In the entries below, identify every line with the string "this" and copy it.
── LISTED RECORDS
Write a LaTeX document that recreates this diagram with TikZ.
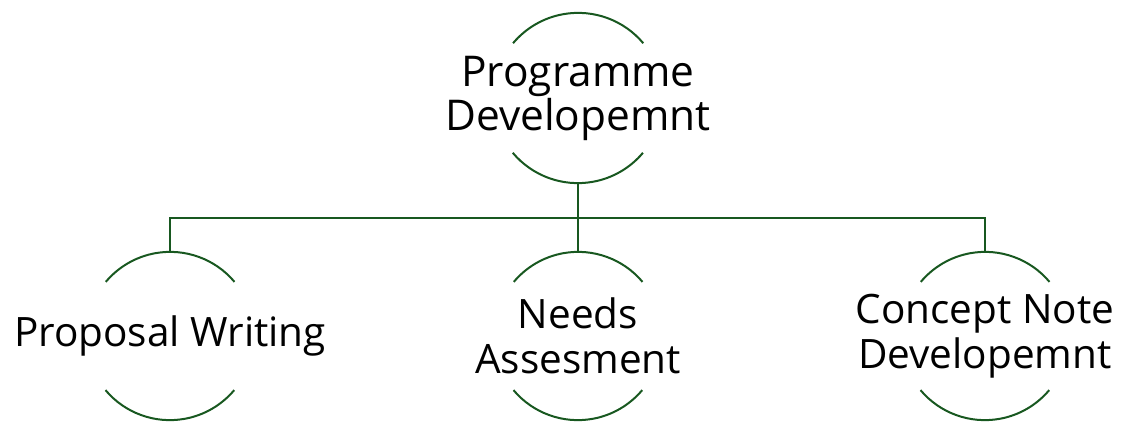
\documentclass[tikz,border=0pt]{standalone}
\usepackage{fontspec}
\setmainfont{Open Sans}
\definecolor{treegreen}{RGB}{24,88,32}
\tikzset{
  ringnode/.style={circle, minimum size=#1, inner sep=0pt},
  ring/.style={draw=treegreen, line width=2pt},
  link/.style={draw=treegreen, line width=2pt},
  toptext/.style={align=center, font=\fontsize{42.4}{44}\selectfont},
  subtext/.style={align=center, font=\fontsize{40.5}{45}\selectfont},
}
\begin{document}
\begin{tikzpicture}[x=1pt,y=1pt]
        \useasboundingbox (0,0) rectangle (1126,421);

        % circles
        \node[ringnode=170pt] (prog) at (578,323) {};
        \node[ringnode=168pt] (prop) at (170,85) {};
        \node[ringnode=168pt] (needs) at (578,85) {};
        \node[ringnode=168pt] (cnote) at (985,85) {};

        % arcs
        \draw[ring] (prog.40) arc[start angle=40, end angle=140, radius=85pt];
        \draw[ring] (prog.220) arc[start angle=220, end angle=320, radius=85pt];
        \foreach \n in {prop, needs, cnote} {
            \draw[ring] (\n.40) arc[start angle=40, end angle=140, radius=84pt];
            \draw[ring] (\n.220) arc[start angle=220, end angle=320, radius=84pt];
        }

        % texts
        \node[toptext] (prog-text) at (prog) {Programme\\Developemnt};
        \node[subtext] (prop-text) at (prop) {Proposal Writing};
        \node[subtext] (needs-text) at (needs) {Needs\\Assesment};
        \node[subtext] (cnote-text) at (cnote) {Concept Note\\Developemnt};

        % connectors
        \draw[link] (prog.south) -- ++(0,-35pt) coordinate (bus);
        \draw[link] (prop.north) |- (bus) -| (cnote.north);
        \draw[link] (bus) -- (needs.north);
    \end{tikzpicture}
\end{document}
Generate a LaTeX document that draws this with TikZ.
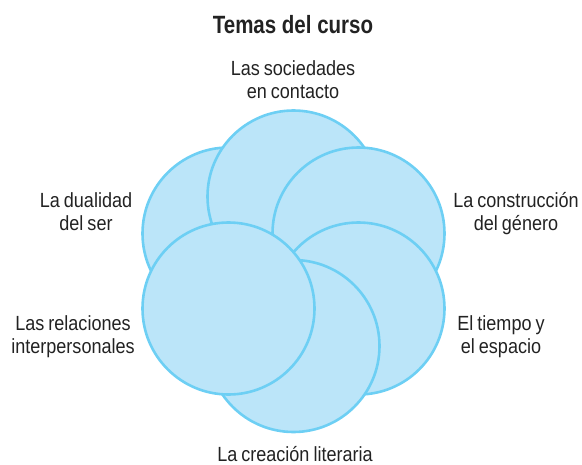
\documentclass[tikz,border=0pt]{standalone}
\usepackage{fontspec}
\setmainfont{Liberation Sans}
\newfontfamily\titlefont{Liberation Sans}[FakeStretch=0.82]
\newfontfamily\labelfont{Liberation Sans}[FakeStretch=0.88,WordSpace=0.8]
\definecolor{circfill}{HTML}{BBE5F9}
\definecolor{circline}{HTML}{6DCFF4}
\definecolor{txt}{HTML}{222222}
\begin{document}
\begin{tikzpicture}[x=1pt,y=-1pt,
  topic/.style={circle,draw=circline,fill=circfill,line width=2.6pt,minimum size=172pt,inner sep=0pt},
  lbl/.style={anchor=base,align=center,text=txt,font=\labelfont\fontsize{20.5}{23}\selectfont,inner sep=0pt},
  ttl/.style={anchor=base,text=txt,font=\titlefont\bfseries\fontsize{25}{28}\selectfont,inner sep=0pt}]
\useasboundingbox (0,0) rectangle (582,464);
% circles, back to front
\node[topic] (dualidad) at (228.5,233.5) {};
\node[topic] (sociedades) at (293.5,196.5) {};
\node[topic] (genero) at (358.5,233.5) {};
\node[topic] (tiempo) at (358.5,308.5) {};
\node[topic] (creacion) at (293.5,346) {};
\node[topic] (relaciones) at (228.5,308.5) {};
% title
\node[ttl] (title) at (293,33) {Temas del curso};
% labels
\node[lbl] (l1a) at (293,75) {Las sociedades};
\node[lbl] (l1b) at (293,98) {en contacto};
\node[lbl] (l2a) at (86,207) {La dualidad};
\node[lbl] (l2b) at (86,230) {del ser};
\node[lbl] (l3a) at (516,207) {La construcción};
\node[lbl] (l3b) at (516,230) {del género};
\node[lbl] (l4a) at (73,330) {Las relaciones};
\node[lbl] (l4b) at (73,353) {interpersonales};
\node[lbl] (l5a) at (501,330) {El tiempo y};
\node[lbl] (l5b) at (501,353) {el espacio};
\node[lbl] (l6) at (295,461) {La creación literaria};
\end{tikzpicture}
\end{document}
────
── LISTED RECORDS
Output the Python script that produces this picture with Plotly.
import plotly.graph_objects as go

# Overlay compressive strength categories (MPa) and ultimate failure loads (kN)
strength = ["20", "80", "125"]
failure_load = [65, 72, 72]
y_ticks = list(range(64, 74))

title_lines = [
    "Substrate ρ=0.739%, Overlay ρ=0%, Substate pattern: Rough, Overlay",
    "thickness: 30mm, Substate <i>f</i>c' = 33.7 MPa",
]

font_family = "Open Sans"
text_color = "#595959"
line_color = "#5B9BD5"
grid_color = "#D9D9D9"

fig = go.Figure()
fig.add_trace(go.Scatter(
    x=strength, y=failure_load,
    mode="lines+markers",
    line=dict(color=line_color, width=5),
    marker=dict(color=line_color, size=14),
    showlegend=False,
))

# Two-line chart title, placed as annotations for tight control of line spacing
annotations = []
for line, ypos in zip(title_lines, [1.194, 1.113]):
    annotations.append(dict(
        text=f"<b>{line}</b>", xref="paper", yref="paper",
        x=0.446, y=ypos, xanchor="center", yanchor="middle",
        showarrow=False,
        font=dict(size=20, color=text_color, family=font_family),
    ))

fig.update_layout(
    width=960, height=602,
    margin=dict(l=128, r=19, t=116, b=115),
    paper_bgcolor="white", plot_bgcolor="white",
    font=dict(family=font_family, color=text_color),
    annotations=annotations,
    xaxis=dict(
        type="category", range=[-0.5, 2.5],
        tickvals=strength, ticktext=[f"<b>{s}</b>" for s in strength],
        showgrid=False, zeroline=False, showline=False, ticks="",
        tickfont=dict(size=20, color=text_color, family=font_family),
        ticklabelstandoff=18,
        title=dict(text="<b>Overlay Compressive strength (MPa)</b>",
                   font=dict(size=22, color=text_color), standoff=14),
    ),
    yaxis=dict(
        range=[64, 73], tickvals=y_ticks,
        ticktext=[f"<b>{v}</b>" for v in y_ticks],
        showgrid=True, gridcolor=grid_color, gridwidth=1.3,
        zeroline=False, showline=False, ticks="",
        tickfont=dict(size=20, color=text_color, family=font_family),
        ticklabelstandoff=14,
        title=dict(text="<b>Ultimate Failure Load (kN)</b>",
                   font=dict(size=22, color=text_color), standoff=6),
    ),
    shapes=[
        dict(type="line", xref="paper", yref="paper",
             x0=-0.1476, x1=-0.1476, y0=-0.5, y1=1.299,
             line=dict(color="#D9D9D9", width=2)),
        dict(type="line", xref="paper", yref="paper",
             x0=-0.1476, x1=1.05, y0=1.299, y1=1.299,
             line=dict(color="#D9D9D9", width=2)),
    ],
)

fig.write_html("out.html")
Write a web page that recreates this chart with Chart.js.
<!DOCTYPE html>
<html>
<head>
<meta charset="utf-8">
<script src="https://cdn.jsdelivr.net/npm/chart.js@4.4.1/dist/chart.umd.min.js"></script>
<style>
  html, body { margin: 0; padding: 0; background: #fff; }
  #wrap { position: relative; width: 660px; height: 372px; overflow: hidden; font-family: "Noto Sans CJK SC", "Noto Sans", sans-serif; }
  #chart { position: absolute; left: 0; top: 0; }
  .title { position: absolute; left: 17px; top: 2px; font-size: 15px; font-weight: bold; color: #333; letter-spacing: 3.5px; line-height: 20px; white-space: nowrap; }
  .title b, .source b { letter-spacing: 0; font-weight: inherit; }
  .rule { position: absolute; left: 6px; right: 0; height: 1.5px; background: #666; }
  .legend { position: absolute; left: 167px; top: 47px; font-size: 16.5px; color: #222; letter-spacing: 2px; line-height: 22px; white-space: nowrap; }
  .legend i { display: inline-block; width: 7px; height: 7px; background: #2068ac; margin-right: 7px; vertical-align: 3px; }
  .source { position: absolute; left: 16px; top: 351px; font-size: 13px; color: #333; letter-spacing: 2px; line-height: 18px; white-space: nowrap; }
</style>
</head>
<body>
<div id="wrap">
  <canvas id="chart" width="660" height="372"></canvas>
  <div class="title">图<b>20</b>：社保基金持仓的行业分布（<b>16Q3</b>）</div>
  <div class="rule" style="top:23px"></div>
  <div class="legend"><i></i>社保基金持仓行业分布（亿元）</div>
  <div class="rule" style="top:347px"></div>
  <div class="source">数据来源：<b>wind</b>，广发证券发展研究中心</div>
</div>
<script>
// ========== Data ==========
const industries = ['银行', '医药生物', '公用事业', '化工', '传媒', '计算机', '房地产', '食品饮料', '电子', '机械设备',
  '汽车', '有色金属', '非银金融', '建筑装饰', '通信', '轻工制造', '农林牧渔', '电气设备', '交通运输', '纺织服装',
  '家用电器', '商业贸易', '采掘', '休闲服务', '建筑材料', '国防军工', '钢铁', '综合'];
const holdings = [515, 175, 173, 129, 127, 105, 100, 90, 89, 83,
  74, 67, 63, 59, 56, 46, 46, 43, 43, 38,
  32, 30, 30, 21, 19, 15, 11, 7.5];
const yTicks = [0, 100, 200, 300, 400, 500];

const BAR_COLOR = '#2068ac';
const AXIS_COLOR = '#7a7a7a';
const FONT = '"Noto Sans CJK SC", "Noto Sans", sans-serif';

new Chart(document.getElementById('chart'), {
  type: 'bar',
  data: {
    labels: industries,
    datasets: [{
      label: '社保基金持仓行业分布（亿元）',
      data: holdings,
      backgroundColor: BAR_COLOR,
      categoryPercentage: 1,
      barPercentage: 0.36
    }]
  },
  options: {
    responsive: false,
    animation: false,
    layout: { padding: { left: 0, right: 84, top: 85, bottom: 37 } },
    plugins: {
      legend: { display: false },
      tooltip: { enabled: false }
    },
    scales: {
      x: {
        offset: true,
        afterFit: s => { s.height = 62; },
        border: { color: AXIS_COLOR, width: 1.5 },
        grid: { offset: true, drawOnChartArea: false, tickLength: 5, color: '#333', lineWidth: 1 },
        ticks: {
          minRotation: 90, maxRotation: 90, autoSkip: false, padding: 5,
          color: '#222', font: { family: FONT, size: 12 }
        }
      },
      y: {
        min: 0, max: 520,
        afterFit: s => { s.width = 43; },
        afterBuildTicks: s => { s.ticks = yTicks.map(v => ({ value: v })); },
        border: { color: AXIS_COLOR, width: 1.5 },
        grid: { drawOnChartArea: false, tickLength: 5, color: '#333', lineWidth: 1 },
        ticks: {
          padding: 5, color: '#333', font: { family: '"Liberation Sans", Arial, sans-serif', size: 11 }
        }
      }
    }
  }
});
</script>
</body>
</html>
────
## REPLY TO THE TASK
Write a LaTeX document that recreates this diagram with TikZ.
Generate a LaTeX document that draws this with TikZ.
Output the Python script that produces this picture with Plotly.
Write a web page that recreates this chart with Chart.js.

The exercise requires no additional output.